Vicente me comenta que el rol principal de la música es darle impulso narrativo al programa. “El proceso es el mismo que en cualquier otra narrativa audiovisual: se marca directamente el tono desde el montaje inicial y muchas veces son los propios montadores los que proponen música”. Cuando el realizador comenta que buscan, sobre todo, “una letra o un tono musical”, me viene a la cabeza Tom Brusse, seductor máximo de la segunda edición, entrando en escena al ritmo de “bad guy”. Una puyita, el sentimiento en explícito. Como todo lo audiovisual, en el mundo de los realities el lenguaje musical también se adapta al formato: “En las fiestas, por ejemplo, buscamos más marcar pautas con el número de beats y el ritmo, y en las citas no importa tanto la estrofa con la que entras, sino dónde entras. Es como si fueras un pequeño pinchadiscos”.
Dejando de lado la narratividad, está claro que la música del programa está dirigida a un target muy concreto que apesta a juventud y actualidad. Vicente cuenta que “muchos venimos de una generación bastante mayor, así que muchas veces nos apoyamos en nuestras hijas y en nuestras sobrinas”, lo que explicaría la inclusión de canciones de BTS mientras afirma que “si fuera por nosotros, meteríamos un tema de Public Enemy”. Los intereses comerciales que rigen el programa también están presentes en otras formas. Por ejemplo, el 26 de febrero, habían pasado escasos minutos de las 00:00 de la noche cuando empezaron a sonar canciones de “El Madrileño” de C. Tangana, que había aterrizado en las plataformas de streaming en ese mismo instante. “Nos pasan un par de canciones que quieren promocionar, pero en la elección del resto de temas tenemos total libertad”, me cuenta.
En esa libertad para elegir de qué forma articular la narración es lo que permite que ocurran situaciones curiosas. “No nos queremos limitar a la música actual y solemos abrir el abanico”, dice Vicente, haciendo énfasis en que recurren a temas de todas las épocas para acompañar momentos “emotivos, románticos o dolorosos”. No recaer siempre en canciones actuales hace diana con otras generaciones que hasta ahora han pasado un poco desapercibidas. A los hijos de los 2000s, target casual de un programa que va dirigido a público aún más joven, escuchar en “La Isla” canciones como “The Reason” de Hoobastank, “Iris” de Goo Goo Dolls o “Breathe Me” de Sia, nos lleva a una época en la que la música era desvergonzadamente cheesy, y lo que en su momento enmarcaba narrativas de “Anatomía de Grey”, ahora hace lo mismo con estos torsos bronceados.

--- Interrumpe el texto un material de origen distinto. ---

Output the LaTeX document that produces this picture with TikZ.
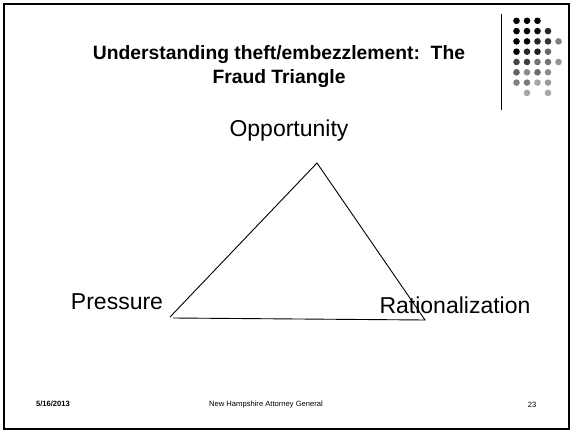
\documentclass[tikz,border=0pt]{standalone}
\usepackage{fontspec}
\setmainfont{Liberation Sans}
\begin{document}
\begin{tikzpicture}[x=1pt,y=-1pt,
  frame/.style={draw=black,line width=1.6pt},
  titletext/.style={font=\fontsize{19.3}{24.5}\selectfont\bfseries,align=center},
  corner/.style={font=\fontsize{23}{26}\selectfont,inner sep=0pt},
  footer/.style={font=\fontsize{7.6}{9}\selectfont,inner sep=0pt},
  edge/.style={draw=black,line width=0.9pt},
  dot/.style={circle,inner sep=0pt,minimum size=6.6pt}]
\useasboundingbox (0,0) rectangle (571,434);
\fill[white] (0,0) rectangle (571,434);
% slide border
\draw[frame] (4,4) rectangle (569,429);
% divider beside the dot block
\draw[line width=1pt] (501,14) -- (501,110);
% dot block, fading from black to light grey
\foreach \c/\r/\g in {1/1/100,2/1/100,3/1/100,
                      1/2/100,2/2/100,3/2/95,4/2/85,
                      1/3/100,2/3/100,3/3/85,4/3/80,5/3/50,
                      1/4/100,2/4/85,3/4/88,4/4/60,
                      1/5/72,2/5/75,3/5/55,4/5/55,5/5/42,
                      1/6/62,2/6/45,3/6/58,4/6/45,
                      1/7/50,2/7/52,3/7/35,4/7/40,
                      2/8/35,4/8/35}{
  \node[dot,fill=black!\g] (d\c\r) at ({506+10.5*\c},{10.5+10.3*\r}) {};
}
% title
\node[titletext] (title) at (279,66.5) {Understanding theft/embezzlement:\ \ The\\Fraud Triangle};
% triangle corners
\coordinate (top) at (317,163);
\coordinate (left) at (170,317);
\coordinate (leftb) at (173,318);
\coordinate (right) at (425,320);
\draw[edge] (left) -- (top) -- (right) -- (leftb);
% corner labels
\node[corner] (opp) at (289,131) {Opportunity};
\node[corner] (pres) at (117,302) {Pressure};
\node[corner] (rat) at (455,305) {Rationalization};
% footer
\node[footer,font=\fontsize{7.6}{9}\selectfont\bfseries] (date) at (53,404) {5/16/2013};
\node[footer] (org) at (266,405) {New Hampshire Attorney General};
\node[footer] (num) at (532,405) {23};
\end{tikzpicture}
\end{document}
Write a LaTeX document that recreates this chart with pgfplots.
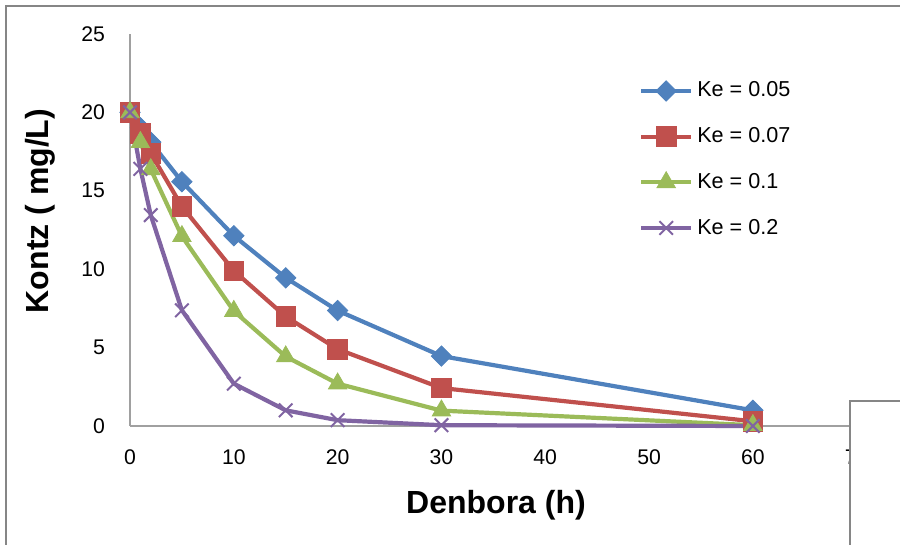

Enfatizar momentos “emotivos, románticos o dolorosos” no es tarea fácil en una actualidad en la que el mainstream está inundado del nihilismo típico del trap o el xanax-pop de Billie Eilish; en el que los desamores se gestionan con haloperidol y no llorando durante cuatro meses seguidos. Lo cursi lleva años sin tener espacio en el Top 100 nacional. Ahora los vestigios de una música más emocional se han quedado en artistas con fandoms potentes como Taylor Swift , de quien en el programa utilizan canciones que ni siquiera han sido singles, como “Champagne Problems”, “para sacar más punta y porque tienen más punch emocional”. Después de las mechas noventeras, ¿será la música descarademente sensiblera la protagonista del nuevo revival, como ha pasado con Olivia Rodrigo y su “Drivers License”? ¿O nos han dejado las múltiples cuarentenas sin capacidad de sentir algo que no sea nostalgia?